My twin sister and I are moving to Japan for a couple years to teach English, and we cannot bring our sweet boys, Miles and Tobey, with us.  We are moving to Japan very soon, and we need to find a loving home for them. Believe me, we don’t want to give them up. We really don’t. But there’s no way for them to accompany us, and no one in our family can take them. 

*We will provide new adoptive parents with two cages (one large and one travel), plenty of food, chew toys, and two wonderful companions all at NO CHARGE.
*
Allow me to introduce these incredible pets to you! 
*

Miles*










“Oh, hi guys!” 

Since Miles is the more assertive of the pair, he will go first. Miles always goes first anyway, since he has four good legs (unlike poor Tobey).











This affable bully takes advantage of his less-able brother. And look how smug he is about it.












Don’t let him fool you. He’s not ashamed of bullying a cripple. But at least he’s cute and lovable enough to offset any detractors.












But it’s okay, he’s a kiss-up to those significantly bigger than him.












Reach, Miles!

He does this a lot, and it’s always cute.












Cats and dogs clean themselves 6-8 times a day. Rats clean themselves 22 times a day. Contrary to popular myth, rats don’t like to be dirty.












Just look at this cutie pie!


*Tobey*












And here is Tobey.
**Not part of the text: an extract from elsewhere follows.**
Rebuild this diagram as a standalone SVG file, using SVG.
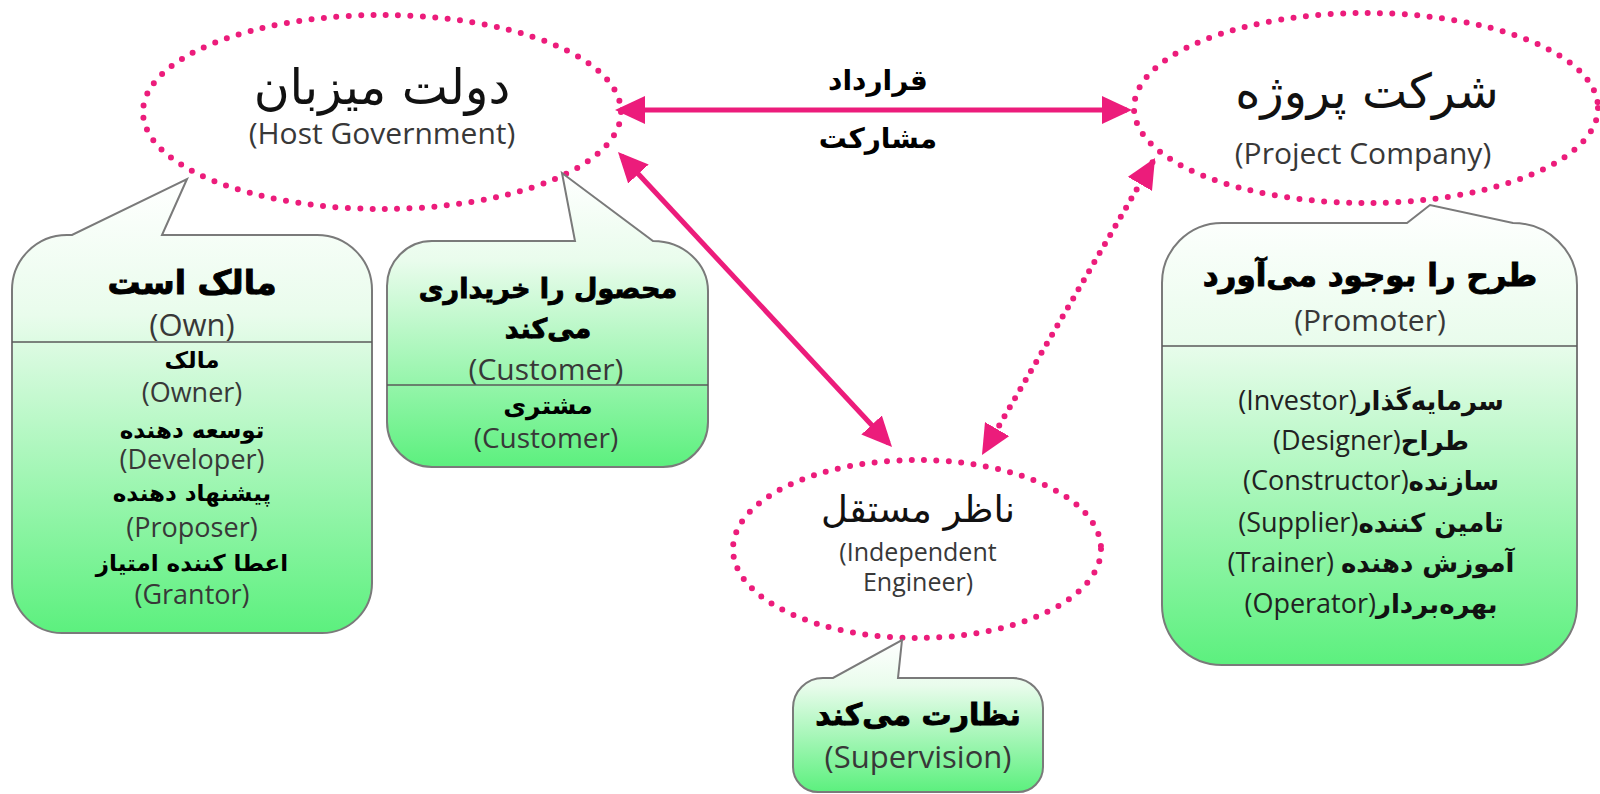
<svg xmlns="http://www.w3.org/2000/svg" width="1600" height="794" viewBox="0 0 1600 794">
  <defs>
    <style>
      .dotted { fill: none; stroke: #EC1C7B; stroke-width: 6; stroke-linecap: round; stroke-dasharray: 0 12.4; }
      .link { fill: none; stroke: #EC1C7B; stroke-width: 5; }
      .link-dot { fill: none; stroke: #EC1C7B; stroke-width: 6; stroke-linecap: round; stroke-dasharray: 0 10.5; }
      .callout { fill: url(#green); stroke: #7a7a7a; stroke-width: 2; }
      .divider { stroke: #5a5a5a; stroke-width: 1.6; }
      .fa { font-family: "DejaVu Sans", sans-serif; fill: #111; text-anchor: middle; }
      .fab { font-family: "DejaVu Sans", sans-serif; font-weight: bold; fill: #000; text-anchor: middle; }
      .head { stroke: #000; stroke-width: 0.9; }
      .en { font-family: "Open Sans", "DejaVu Sans", sans-serif; fill: #383838; text-anchor: middle; }
      .mix { font-family: "Open Sans", "DejaVu Sans", sans-serif; fill: #222; text-anchor: middle; font-size: 27px; }
      .mix .p { font-family: "DejaVu Sans", sans-serif; font-weight: bold; font-size: 26px; fill: #111; }
    </style>
    <linearGradient id="green" x1="0" y1="0" x2="0" y2="1">
      <stop offset="0" stop-color="#ffffff"/>
      <stop offset="0.3" stop-color="#e9fcec"/>
      <stop offset="1" stop-color="#5cf07e"/>
    </linearGradient>
    <marker id="head" viewBox="0 0 30 28" refX="25" refY="14" markerWidth="30" markerHeight="28" markerUnits="userSpaceOnUse" orient="auto-start-reverse">
      <path d="M0,0 L30,14 L0,28 Z" fill="#EC1C7B"/>
    </marker>
  </defs>

  <!-- relationships between the three parties -->
  <g id="connectors">
    <line class="link" x1="620" y1="110" x2="1127" y2="110" marker-start="url(#head)" marker-end="url(#head)"/>
    <line class="link" x1="621.4" y1="155.7" x2="888.6" y2="443.3" marker-start="url(#head)" marker-end="url(#head)"/>
    <line class="link-dot" x1="1152.5" y1="162.3" x2="984.5" y2="450.7" marker-start="url(#head)" marker-end="url(#head)"/>
    <text class="fab" x="878" y="90" font-size="28" fill="#333" direction="rtl">قرارداد</text>
    <text class="fab" x="878" y="148" font-size="28" fill="#333" direction="rtl">مشارکت</text>
  </g>

  <!-- host government -->
  <g id="host-government">
    <ellipse class="dotted" cx="382" cy="112" rx="239" ry="97"/>
    <text class="fa" x="382" y="104" font-size="49" direction="rtl">دولت میزبان</text>
    <text class="en" x="382" y="144" font-size="30">(Host Government)</text>
  </g>

  <!-- project company -->
  <g id="project-company">
    <ellipse class="dotted" cx="1366" cy="108" rx="232" ry="95"/>
    <text class="fa" x="1367" y="108" font-size="48" direction="rtl">شرکت پروژه</text>
    <text class="en" x="1363" y="164" font-size="30">(Project Company)</text>
  </g>

  <!-- independent engineer -->
  <g id="independent-engineer">
    <ellipse class="dotted" cx="917" cy="549" rx="184" ry="89"/>
    <text class="fa" x="918" y="522" font-size="37" direction="rtl">ناظر مستقل</text>
    <text class="en" font-size="25"><tspan x="918" y="561">(Independent</tspan><tspan x="918" y="591">Engineer)</tspan></text>
  </g>

  <!-- role: owner -->
  <g id="role-own">
    <path class="callout" d="M12,290 A55,55 0 0 1 67,235 L72,235 L187,179 L162,235 L317,235 A55,55 0 0 1 372,290 L372,583 A50,50 0 0 1 322,633 L62,633 A50,50 0 0 1 12,583 Z"/>
    <line class="divider" x1="12" y1="342" x2="372" y2="342"/>
    <text class="fab head" x="192" y="294" font-size="33" direction="rtl">مالک است</text>
    <text class="en" x="192" y="336" font-size="31">(Own)</text>
    <text class="fab" x="192" y="368" font-size="23" direction="rtl">مالک</text>
    <text class="en" x="192" y="402" font-size="27">(Owner)</text>
    <text class="fab" x="192" y="438" font-size="23" direction="rtl">توسعه دهنده</text>
    <text class="en" x="192" y="469" font-size="27">(Developer)</text>
    <text class="fab" x="192" y="501" font-size="23" direction="rtl">پیشنهاد دهنده</text>
    <text class="en" x="192" y="537" font-size="27">(Proposer)</text>
    <text class="fab" x="192" y="571" font-size="23" direction="rtl">اعطا کننده امتیاز</text>
    <text class="en" x="192" y="604" font-size="27">(Grantor)</text>
  </g>

  <!-- role: customer -->
  <g id="role-customer">
    <path class="callout" d="M387,286 A45,45 0 0 1 432,241 L575,241 L562,173 L653,241 A55,50 0 0 1 708,291 L708,422 A45,45 0 0 1 663,467 L432,467 A45,45 0 0 1 387,422 Z"/>
    <line class="divider" x1="387" y1="385" x2="708" y2="385"/>
    <text class="fab head" x="548" y="298" font-size="27" direction="rtl">محصول را خریداری</text>
    <text class="fab head" x="548" y="338" font-size="27" direction="rtl">می‌کند</text>
    <text class="en" x="546" y="380" font-size="30">(Customer)</text>
    <text class="fab" x="548" y="414" font-size="25" direction="rtl">مشتری</text>
    <text class="en" x="546" y="448" font-size="28">(Customer)</text>
  </g>

  <!-- role: promoter -->
  <g id="role-promoter">
    <path class="callout" d="M1162,283 A60,60 0 0 1 1222,223 L1407,223 L1430,205 L1513,223 A64,62 0 0 1 1577,285 L1577,605 A60,60 0 0 1 1517,665 L1222,665 A60,60 0 0 1 1162,605 Z"/>
    <line class="divider" x1="1162" y1="346" x2="1577" y2="346"/>
    <text class="fab head" x="1370" y="286" font-size="31" direction="rtl">طرح را بوجود می‌آورد</text>
    <text class="en" x="1370" y="331" font-size="30">(Promoter)</text>
    <text class="mix" x="1371" y="410" direction="rtl"><tspan class="p">سرمایه‌گذار</tspan>(Investor)</text>
    <text class="mix" x="1371" y="450" direction="rtl"><tspan class="p">طراح</tspan>(Designer)</text>
    <text class="mix" x="1371" y="490" direction="rtl"><tspan class="p">سازنده</tspan>(Constructor)</text>
    <text class="mix" x="1371" y="532" direction="rtl"><tspan class="p">تامین کننده</tspan>(Supplier)</text>
    <text class="mix" x="1371" y="572" direction="rtl"><tspan class="p">آموزش دهنده</tspan> (Trainer)</text>
    <text class="mix" x="1371" y="613" direction="rtl"><tspan class="p">بهره‌بردار</tspan>(Operator)</text>
  </g>

  <!-- role: supervision -->
  <g id="role-supervision">
    <path class="callout" d="M793,708 A30,30 0 0 1 823,678 L833,678 L902,640 L898,678 L1013,678 A30,30 0 0 1 1043,708 L1043,767 A25,25 0 0 1 1018,792 L818,792 A25,25 0 0 1 793,767 Z"/>
    <text class="fab head" x="918" y="725" font-size="30" direction="rtl">نظارت می‌کند</text>
    <text class="en" x="918" y="768" font-size="31">(Supervision)</text>
  </g>
</svg>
Notice that he has tripped and is stumbling. This is because he has only two good legs. Pardon the tongue-and-cheek; what used to be a sad subject has become affectionate teasing. Poor Tobey kept breaking his legs from falling in his own cage, and we think he had weak bones to begin with. Coupled with early on-set arthritis, he has mobility issues, but he’s gotten adjusted to the fact that his hind legs are somewhat disfigured. He’s slow, but he gets around still.












Here, you can get a good look at his back legs. For some reason, he keeps climbing in his cage when he has no business doing so.












He has tough time scratching and grooming himself.












And he kinda has to sit funny when he eats.












But look at how cute he is!












Tobey is the sweetheart of the pair.












He’s a lap rat, and he loves to cuddle next to me, in my lap, or on my shoulder.












And sometimes, he’ll just sit in my hand. Although he may be using my hand to prop himself up. He tires more easily, whereas Miles is more energetic and playful.












Group shots! Rats are very social creatures, so it’s imperative to keep them in pairs or groups. Miles and Tobey have been together since they were adopted. Right now, they are about two years old and are healthy (Tobey's permanently broken legs aside).












Snack time! Also, this photo should give you an idea of their size.












No, Tobey, don’t bother him while he’s eating. This won’t end well.












Tobey. Tobey. Rats don’t share. Don’t take it from Miles, he’ll cut you.



*If you are interested in adopting these sweet, affectionate, loving rats, have experience taking care of animals, and live near the central Florida area, please send me a private message!

If not, please post a comment or ask me about these sweethearts so that this thread can be bumped up! Thank you for your time!*


----------



## Rat-1- (Jul 22, 2012)

They are so cuteI like tobey


----------



## Rat-1- (Jul 22, 2012)

I'll have them


----------